Deep lines appear in Tristan’s creased forehead. “Because he’s a Nailin,” he says. “Look, he and my father are cut from the same marble block. They’re cold, hard-hearted, and think they’re better than everyone else. My grandfather had a good thing going. President of the Tri-Realms, a good life, everything he ever wanted. A drastic change like Earth being inhabitable again? That might have destroyed everything he worked so hard to build. The hundred thousand people up there aren’t allowed to come back down, which is fine by most of them. Ninety percent of the earth dwellers used to be sun dwellers, and were selected over time to populate the surface of the earth.”

“And the other ten percent?” Tawni asks.

“Moon and star dwellers. Up there only to do the jobs that the sun dwellers don’t want to do, like garbage disposal, cleaning, cooking, all the same stuff they do in the Sun Realm.”

“Slave labor,” I say. The messed-up world we live in has just become even more messed up.

“Pretty much,” Tristan says.

“And your father wanted to maintain the status quo, too?” I ask, already knowing he’ll answer in the affirmative.

Tristan nods. “He knows telling the people will just encourage them to rebel. They’ll demand to go above, to see what they’ve been deprived of their entire lives.”

“Then we have to tell them,” I say firmly, clasping my hands together, daring him to contradict me.

“I agree,” Tristan says.

Roc, who’s been relatively quiet for a while, says, “Tell them about your mom, Tristan.”

Tristan’s eyes immediately go glassy. He closes his eyes, opens them when he starts speaking. “My father took us on a tour through the New City, told us the whole story along the way, bit by unbelievable bit. He didn’t hold anything back, probably because he didn’t realize how negatively my mom and I would take it. I’m not making excuses for Killen, but he was younger, more in awe of what my father had accomplished than anything else.
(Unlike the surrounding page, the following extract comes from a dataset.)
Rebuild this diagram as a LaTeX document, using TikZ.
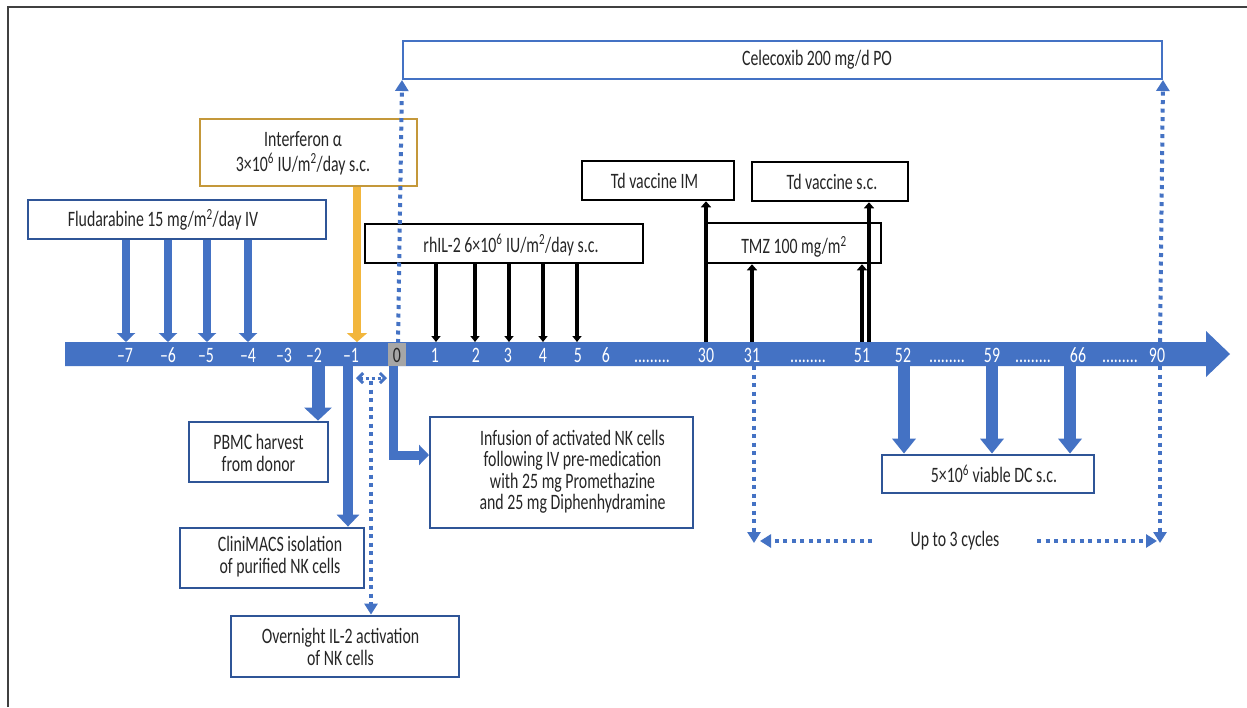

“Well, my mother just took it all in, not visibly reacting, just listening to every word, capturing every sight with her eyes. I took my cues from her, staying mostly silent and trying not to miss anything. When the tour finished, and it was time to go back into the pod and down to the Sun Realm, my mother refused. She said she wasn’t done taking mental notes so she could accurately share what she’d seen with the world.”

“She was a strong woman,” I say, immediately thinking of the risks and sacrifices my own mother has made.

“She was. But not strong enough. My father was livid. What he did to her on the way up in the pod was nothing to what he did now. He punched her in the face, breaking her nose and blackening her eye. When she fell to her knees, he kicked her in the ribs repeatedly, until she collapsed from pain and exhaustion. I tried to stop it, but he was stronger than ten men, such was the intensity of his rage, and he threw me across the room like a jewelry box. I broke my wrist and couldn’t walk for a week. My mom couldn’t get out of bed for a month.”

“He’s the Devil,” Tawni says, her voice a whisper, almost reverent.

“Not far from it,” Tristan says, his eyes dark and brooding. So much of the pain he’s hidden from me is in this story, it takes me by surprise. Because I’m a moon dweller and he’s a sun dweller, I’ve taken for granted that my life is harder than his, that, if anything, he owes me. In reality, however, neither of us owes each other anything. We’ve both had it bad. We’ve both felt pain and loss. We’ve both lived in a world where nothing felt right.